I don’t drink alcohol, I drink spirits.
I’m not an alcoholic, I am spiritual.
ME: [opening door and tossing in an apple]
DOCTOR: [diving on it] GRENADE!
4 dentists: [coming out of the woods]
guy who saw them go in: hey weren’t there five of you
4 dentists: [in agreement] no
I scare off men like I’m some kind of evil clown hiding in their closet.
“I’m not a clown!” I shouted as I sniffed his sweater vest.
Couple: [hands me camera] Do you mind taking a picture?
“Sure”[click]
Couple: How does it look?
“I just got my hair done, so pretty good”
Didn’t realize my kid was a midwestern farmer in a past life until we drove by a cornfield and he muttered “sure is gettin’ tall”
OMG a turtle is coming to kill you, Walk for your life.
Monkeypox is sexually transmitted, making me absolutely immune.

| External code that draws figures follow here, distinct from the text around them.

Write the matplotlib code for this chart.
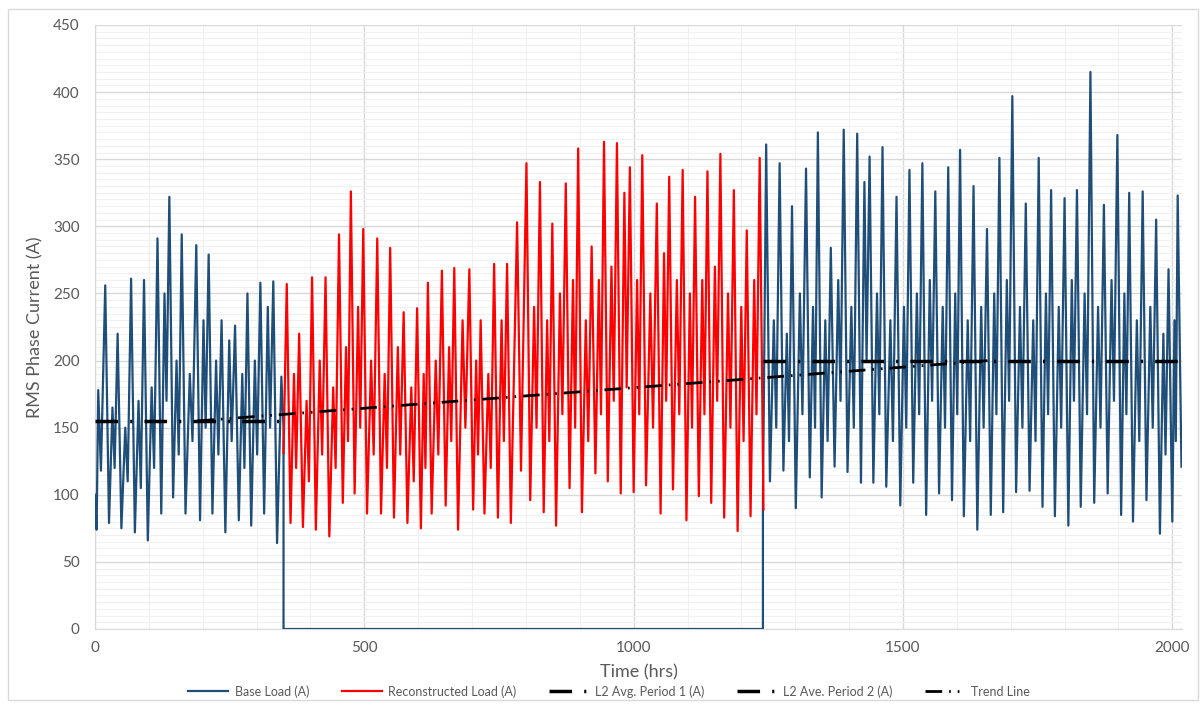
import numpy as np
import matplotlib.pyplot as plt
from matplotlib.patches import Rectangle

# ---- data (hours, amps) ----
# base load, first period (0-350 h)
a_lead_hrs = [0, 3, 6, 11]
a_lead_vals = [100, 74, 178, 118]
a_peak_hrs = [19, 42, 67, 91, 116, 138, 161, 188, 211, 235, 260, 283, 307, 331]
a_peak_vals = [256, 220, 261, 260, 291, 322, 294, 286, 279, 230, 226, 250, 258, 259]
a_trough_vals = [79, 75, 72, 66, 86, 98, 86, 81, 86, 72, 81, 77, 86, 64]
a_shoulder_vals = [165, 150, 170, 180, 250, 200, 190, 230, 200, 215, 190, 200, 240]
a_dip_vals = [120, 110, 105, 120, 170, 130, 140, 150, 130, 140, 120, 130, 150]
a_tail_hrs = [346, 350, 350]
a_tail_vals = [188, 150, 0]

# base load is zero while the reconstructed load is used
gap_hrs = [1240]
gap_vals = [0]

# reconstructed load (350-1240 h)
b_lead_hrs = [350]
b_lead_vals = [131]
b_peak_hrs = [356, 379, 403, 428, 453, 475, 498, 524, 548, 573, 598, 618, 644, 667, 695,
              716, 741, 765, 801, 826, 849, 874, 897, 922, 945, 969, 993, 1016, 1043,
              1066, 1091, 1114, 1137, 1161, 1186, 1210, 1234]
b_peak_vals = [257, 220, 262, 262, 294, 326, 298, 291, 284, 236, 239, 258, 267, 269, 268,
               230, 272, 272, 347, 333, 302, 332, 358, 285, 363, 362, 344, 353, 317,
               337, 342, 322, 341, 354, 327, 297, 351]
b_trough_vals = [79, 76, 74, 69, 94, 101, 86, 86, 83, 79, 75, 86, 92, 74, 89,
                 86, 83, 79, 96, 87, 77, 105, 87, 116, 110, 101, 102, 107, 86,
                 104, 81, 99, 94, 83, 73, 84, 89]
b_shoulder_vals = [190, 170, 200, 180, 210, 240, 200, 190, 210, 180, 190, 200, 210, 230, 200,
                   190, 230, 303, 240, 230, 250, 260, 230, 260, 270, 325, 260, 250, 280,
                   260, 250, 260, 270, 250, 240, 260]
b_dip_vals = [120, 110, 130, 120, 140, 150, 130, 120, 130, 110, 120, 130, 140, 150, 130,
              120, 140, 118, 150, 140, 160, 150, 140, 160, 170, 180, 160, 150, 170,
              160, 150, 160, 170, 150, 140, 160]

# base load, second period (1240-2017 h)
c_lead_hrs = [1240]
c_lead_vals = [95]
c_peak_hrs = [1246, 1271, 1294, 1320, 1342, 1366, 1390, 1415, 1438, 1462, 1488, 1512, 1536,
              1560, 1584, 1606, 1631, 1656, 1679, 1703, 1728, 1752, 1775, 1800, 1823, 1848,
              1873, 1898, 1920, 1945, 1970, 1993, 2010]
c_peak_vals = [361, 347, 315, 343, 370, 284, 372, 369, 352, 359, 322, 342, 347,
               326, 344, 357, 330, 298, 351, 397, 317, 351, 327, 321, 327, 415,
               316, 368, 325, 326, 305, 268, 323]
c_trough_vals = [110, 118, 90, 113, 98, 121, 117, 109, 109, 106, 92, 109, 85,
                 101, 96, 84, 74, 85, 87, 102, 103, 91, 84, 77, 91, 94,
                 101, 85, 80, 96, 71, 80, 121]
c_shoulder_vals = [230, 220, 250, 240, 230, 260, 240, 333, 250, 230, 240, 250, 260,
                   240, 250, 230, 240, 250, 260, 240, 230, 250, 240, 260, 250, 240,
                   260, 250, 230, 240, 220, 230]
c_dip_vals = [150, 140, 160, 150, 140, 170, 150, 200, 160, 140, 150, 160, 170,
              150, 160, 140, 150, 160, 170, 150, 140, 160, 150, 170, 160, 150,
              170, 160, 140, 150, 130, 140]

p1_hrs = [0, 350]
p1_vals = [155, 155]
p2_hrs = [1240, 2017]
p2_vals = [200, 200]
trend_hrs = [190, 1660]
trend_vals = [155, 200]


def daily_profile(lead_h, lead_v, peak_h, peak_v, trough_v, shoulder_v, dip_v):
    h = list(lead_h)
    v = list(lead_v)
    n = len(peak_h)
    for i in range(n):
        h.append(peak_h[i])
        v.append(peak_v[i])
        t = peak_h[i] + 7
        h.append(t)
        v.append(trough_v[i])
        if i < n - 1:
            g = peak_h[i + 1] - t
            h += [t + 0.4 * g, t + 0.65 * g]
            v += [shoulder_v[i], dip_v[i]]
    return h, v


ha, va = daily_profile(a_lead_hrs, a_lead_vals, a_peak_hrs, a_peak_vals,
                       a_trough_vals, a_shoulder_vals, a_dip_vals)
hb, vb = daily_profile(b_lead_hrs, b_lead_vals, b_peak_hrs, b_peak_vals,
                       b_trough_vals, b_shoulder_vals, b_dip_vals)
hc, vc = daily_profile(c_lead_hrs, c_lead_vals, c_peak_hrs, c_peak_vals,
                       c_trough_vals, c_shoulder_vals, c_dip_vals)

base_h = ha + a_tail_hrs + gap_hrs + hc
base_v = va + a_tail_vals + gap_vals + vc

plt.rcParams['font.family'] = ['Lato', 'DejaVu Sans']
txt = '#595959'
grid_major = '#d9d9d9'
grid_minor = '#f0f0f0'

fig = plt.figure(figsize=(12.04, 7.07), dpi=100)
fig.patches.append(Rectangle((0.007, 0.01), 0.988, 0.977, transform=fig.transFigure,
                             fill=False, edgecolor=grid_major, linewidth=1))
ax = fig.add_axes([95 / 1204, 1 - 629 / 707, (1182 - 95) / 1204, (629 - 25) / 707])

ax.plot(base_h, base_v, color='#1f4e79', lw=1.6, label='Base Load (A)', zorder=3)
ax.plot(hb, vb, color='#ff0000', lw=1.6, label='Reconstructed Load (A)', zorder=3)
ax.plot(p1_hrs, p1_vals, color='black', lw=2.5, dashes=(6.5, 3.5, 0.6, 3.5),
        label='L2 Avg. Period 1 (A)', zorder=4)
ax.plot(p2_hrs, p2_vals, color='black', lw=2.5, dashes=(6.5, 3.5, 0.6, 3.5),
        label='L2 Ave. Period 2 (A)', zorder=4)
ax.plot(trend_hrs, trend_vals, color='black', lw=2, dashes=(6, 2.5, 0.6, 2.5, 0.6, 2.5),
        label='Trend Line', zorder=4)

ax.set_xlim(0, 2018)
ax.set_ylim(0, 450)
ax.set_xticks(np.arange(0, 2001, 500))
ax.set_yticks(np.arange(0, 451, 50))
ax.set_xticks(np.arange(0, 2001, 100), minor=True)
ax.set_yticks(np.arange(0, 451, 5), minor=True)
ax.grid(which='major', color=grid_major, lw=1, zorder=0)
ax.grid(which='minor', color=grid_minor, lw=0.8, zorder=0)
ax.set_axisbelow(True)
ax.tick_params(which='both', length=0, labelsize=11, colors=txt)
ax.tick_params(axis='x', pad=9)
ax.tick_params(axis='y', pad=11)
for s in ['top', 'right']:
    ax.spines[s].set_visible(False)
for s in ['left', 'bottom']:
    ax.spines[s].set_color(grid_major)

ax.set_xlabel('Time (hrs)', fontsize=13, color=txt)
ax.set_ylabel('RMS Phase Current (A)', fontsize=13, color=txt)
ax.xaxis.set_label_coords(0.5, -0.071)
ax.xaxis.label.set_va('center')
ax.yaxis.set_label_coords(-0.055, 0.5)
ax.yaxis.label.set_va('center')

fig.legend(loc='center', bbox_to_anchor=(0.506, 0.022), ncol=5, frameon=False,
           fontsize=9, labelcolor=txt, handlelength=3.2, handletextpad=0.5,
           columnspacing=2.6)

fig.savefig('out.png', dpi=100)
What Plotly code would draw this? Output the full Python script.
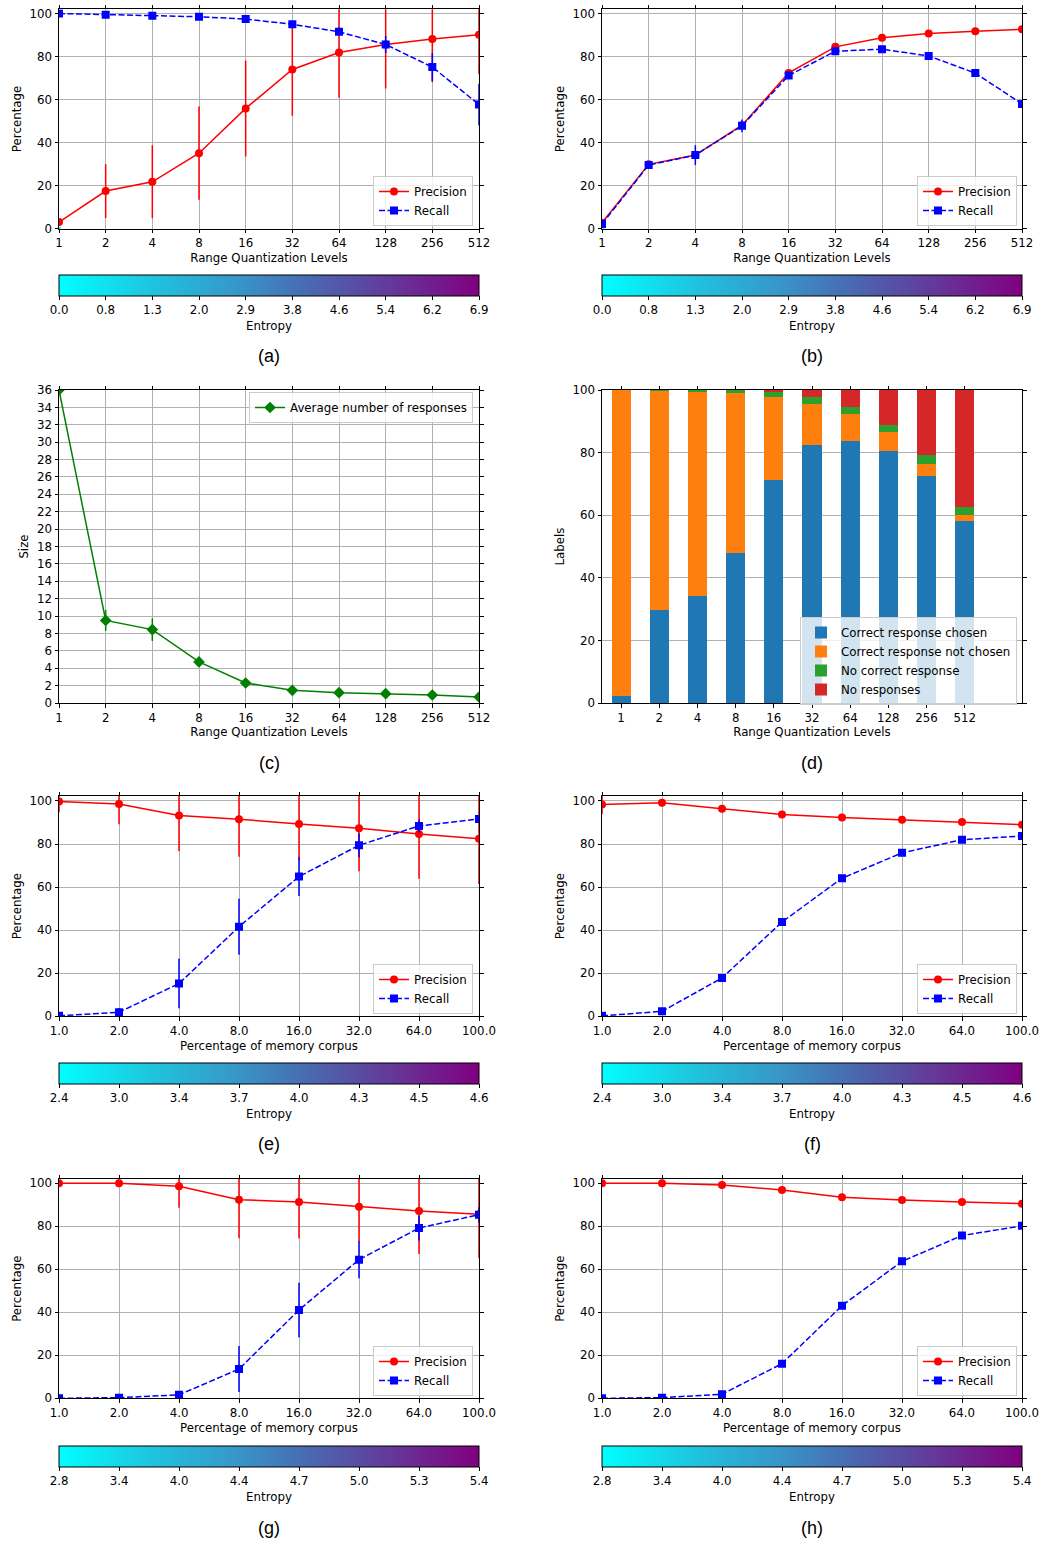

how terrible do you think Maria von Trapp’s life had to be that she included “doorbells” on her list of favorite things
I just went to the shops intending to buy fruit and vegetables and because I was wearing a mask my glasses steamed up and I couldn’t see properly and I ended up buying 6 boxes of doughnuts and I have no idea how that happened
It’s a good thing I brought poopy bags so my dog can clean up after me.
Apparently you’re not supposed to tell “That’s what she said jokes” during the Board meeting because it’s “inappropriate”
wonder why hedge mazes fell out of fashion? we need to get to the centre of this issue.
As a little girl, I dreamt of being whisked away by a handsome prince.
It’s my husband’s dream now.
[after sleeping in a slightly different position] I have gathered you all here to read my last will and testament…
Let’s settle this like men… men with bad judgment & unlimited water balloons
I’m rubber. You’re glue. He’s glitter. She’s decoupage. Welcome to our crafting gang.
Based on my family’s hatred for vegetables and always throwing them in the garbage, I hope I’m never in a coma.